━━━━━ DATA PROVIDED
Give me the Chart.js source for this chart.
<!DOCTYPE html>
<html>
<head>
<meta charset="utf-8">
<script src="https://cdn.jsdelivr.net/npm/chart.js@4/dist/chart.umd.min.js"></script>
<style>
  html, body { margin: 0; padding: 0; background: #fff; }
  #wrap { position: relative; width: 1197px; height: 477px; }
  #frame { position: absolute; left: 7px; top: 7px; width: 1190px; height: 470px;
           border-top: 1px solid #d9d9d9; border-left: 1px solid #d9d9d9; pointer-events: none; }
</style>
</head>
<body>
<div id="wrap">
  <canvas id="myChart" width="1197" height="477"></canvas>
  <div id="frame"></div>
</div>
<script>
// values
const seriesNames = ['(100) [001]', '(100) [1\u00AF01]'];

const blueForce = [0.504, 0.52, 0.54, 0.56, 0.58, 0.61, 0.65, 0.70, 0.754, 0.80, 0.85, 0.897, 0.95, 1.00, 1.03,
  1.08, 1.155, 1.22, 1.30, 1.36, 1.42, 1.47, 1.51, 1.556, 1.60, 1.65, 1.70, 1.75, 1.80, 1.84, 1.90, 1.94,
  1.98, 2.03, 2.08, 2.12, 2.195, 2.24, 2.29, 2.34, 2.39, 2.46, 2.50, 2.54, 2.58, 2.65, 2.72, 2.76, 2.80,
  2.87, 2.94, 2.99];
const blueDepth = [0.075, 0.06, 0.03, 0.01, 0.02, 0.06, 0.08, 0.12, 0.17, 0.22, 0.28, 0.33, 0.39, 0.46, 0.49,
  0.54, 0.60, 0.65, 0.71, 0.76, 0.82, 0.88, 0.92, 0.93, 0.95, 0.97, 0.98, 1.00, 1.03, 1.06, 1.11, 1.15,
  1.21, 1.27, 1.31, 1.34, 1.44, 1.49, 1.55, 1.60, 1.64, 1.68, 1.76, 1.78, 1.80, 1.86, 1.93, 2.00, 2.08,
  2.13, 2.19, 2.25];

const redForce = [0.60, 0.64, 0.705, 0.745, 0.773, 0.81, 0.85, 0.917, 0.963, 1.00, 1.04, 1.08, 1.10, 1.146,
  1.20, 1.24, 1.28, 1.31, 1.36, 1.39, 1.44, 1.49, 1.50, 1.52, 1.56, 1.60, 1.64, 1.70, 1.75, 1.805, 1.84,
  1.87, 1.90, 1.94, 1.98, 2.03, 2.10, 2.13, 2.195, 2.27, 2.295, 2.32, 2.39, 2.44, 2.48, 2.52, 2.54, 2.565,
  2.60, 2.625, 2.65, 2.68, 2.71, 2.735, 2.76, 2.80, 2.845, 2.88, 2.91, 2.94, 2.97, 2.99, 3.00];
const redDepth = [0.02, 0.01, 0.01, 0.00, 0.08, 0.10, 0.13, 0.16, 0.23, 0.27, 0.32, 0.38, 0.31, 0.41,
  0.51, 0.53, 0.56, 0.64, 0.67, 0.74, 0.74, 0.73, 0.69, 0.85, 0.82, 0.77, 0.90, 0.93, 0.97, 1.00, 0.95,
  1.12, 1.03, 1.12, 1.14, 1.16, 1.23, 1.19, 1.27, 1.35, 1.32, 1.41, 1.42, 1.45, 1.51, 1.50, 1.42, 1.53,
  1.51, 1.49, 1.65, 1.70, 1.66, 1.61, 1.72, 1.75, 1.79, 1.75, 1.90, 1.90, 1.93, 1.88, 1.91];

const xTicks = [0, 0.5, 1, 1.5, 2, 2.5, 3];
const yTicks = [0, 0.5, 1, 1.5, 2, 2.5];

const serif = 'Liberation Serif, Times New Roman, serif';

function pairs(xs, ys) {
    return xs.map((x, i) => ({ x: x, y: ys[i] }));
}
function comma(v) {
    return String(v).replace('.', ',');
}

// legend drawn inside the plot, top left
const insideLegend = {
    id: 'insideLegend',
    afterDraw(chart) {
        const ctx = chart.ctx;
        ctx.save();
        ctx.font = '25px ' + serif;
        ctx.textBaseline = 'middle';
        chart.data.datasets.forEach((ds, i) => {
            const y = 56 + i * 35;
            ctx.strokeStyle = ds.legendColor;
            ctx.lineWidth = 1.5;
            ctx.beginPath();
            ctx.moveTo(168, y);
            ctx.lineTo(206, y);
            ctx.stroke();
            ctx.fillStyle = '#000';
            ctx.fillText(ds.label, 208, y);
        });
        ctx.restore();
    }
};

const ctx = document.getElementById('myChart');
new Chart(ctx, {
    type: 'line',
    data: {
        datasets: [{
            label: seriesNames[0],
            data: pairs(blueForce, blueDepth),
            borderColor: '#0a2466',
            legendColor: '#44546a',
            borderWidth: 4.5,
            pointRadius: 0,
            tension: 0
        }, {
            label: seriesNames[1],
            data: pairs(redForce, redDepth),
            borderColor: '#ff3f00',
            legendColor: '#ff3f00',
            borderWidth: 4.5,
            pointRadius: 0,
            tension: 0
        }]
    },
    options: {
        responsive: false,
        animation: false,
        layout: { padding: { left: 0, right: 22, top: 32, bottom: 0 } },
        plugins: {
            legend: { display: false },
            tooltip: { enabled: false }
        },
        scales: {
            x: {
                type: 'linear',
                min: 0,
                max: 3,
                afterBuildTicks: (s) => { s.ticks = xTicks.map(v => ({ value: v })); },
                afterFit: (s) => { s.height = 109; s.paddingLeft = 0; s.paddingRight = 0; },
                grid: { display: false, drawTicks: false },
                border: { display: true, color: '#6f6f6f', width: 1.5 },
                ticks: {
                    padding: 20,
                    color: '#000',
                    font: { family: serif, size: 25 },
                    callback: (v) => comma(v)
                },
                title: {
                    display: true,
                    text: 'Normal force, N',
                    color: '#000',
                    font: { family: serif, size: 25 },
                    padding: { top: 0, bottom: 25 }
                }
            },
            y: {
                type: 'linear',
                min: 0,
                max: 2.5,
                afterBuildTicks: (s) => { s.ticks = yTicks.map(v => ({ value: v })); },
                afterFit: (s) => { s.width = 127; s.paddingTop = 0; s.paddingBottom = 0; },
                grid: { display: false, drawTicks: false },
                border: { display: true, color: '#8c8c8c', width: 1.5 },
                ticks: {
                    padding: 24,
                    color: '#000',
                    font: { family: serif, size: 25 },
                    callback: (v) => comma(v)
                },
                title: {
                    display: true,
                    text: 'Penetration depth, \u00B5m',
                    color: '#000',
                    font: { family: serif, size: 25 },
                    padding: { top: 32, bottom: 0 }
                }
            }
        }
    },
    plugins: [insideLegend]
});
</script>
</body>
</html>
━━━━━━━━━━
Print, please, the lines above from the very first through the one that holds "2.13, 2.19, 2.25];", both included, word for word and with nothing else.

Give me the Chart.js source for this chart.
<!DOCTYPE html>
<html>
<head>
<meta charset="utf-8">
<script src="https://cdn.jsdelivr.net/npm/chart.js@4/dist/chart.umd.min.js"></script>
<style>
  html, body { margin: 0; padding: 0; background: #fff; }
  #wrap { position: relative; width: 1197px; height: 477px; }
  #frame { position: absolute; left: 7px; top: 7px; width: 1190px; height: 470px;
           border-top: 1px solid #d9d9d9; border-left: 1px solid #d9d9d9; pointer-events: none; }
</style>
</head>
<body>
<div id="wrap">
  <canvas id="myChart" width="1197" height="477"></canvas>
  <div id="frame"></div>
</div>
<script>
// values
const seriesNames = ['(100) [001]', '(100) [1\u00AF01]'];

const blueForce = [0.504, 0.52, 0.54, 0.56, 0.58, 0.61, 0.65, 0.70, 0.754, 0.80, 0.85, 0.897, 0.95, 1.00, 1.03,
  1.08, 1.155, 1.22, 1.30, 1.36, 1.42, 1.47, 1.51, 1.556, 1.60, 1.65, 1.70, 1.75, 1.80, 1.84, 1.90, 1.94,
  1.98, 2.03, 2.08, 2.12, 2.195, 2.24, 2.29, 2.34, 2.39, 2.46, 2.50, 2.54, 2.58, 2.65, 2.72, 2.76, 2.80,
  2.87, 2.94, 2.99];
const blueDepth = [0.075, 0.06, 0.03, 0.01, 0.02, 0.06, 0.08, 0.12, 0.17, 0.22, 0.28, 0.33, 0.39, 0.46, 0.49,
  0.54, 0.60, 0.65, 0.71, 0.76, 0.82, 0.88, 0.92, 0.93, 0.95, 0.97, 0.98, 1.00, 1.03, 1.06, 1.11, 1.15,
  1.21, 1.27, 1.31, 1.34, 1.44, 1.49, 1.55, 1.60, 1.64, 1.68, 1.76, 1.78, 1.80, 1.86, 1.93, 2.00, 2.08,
  2.13, 2.19, 2.25];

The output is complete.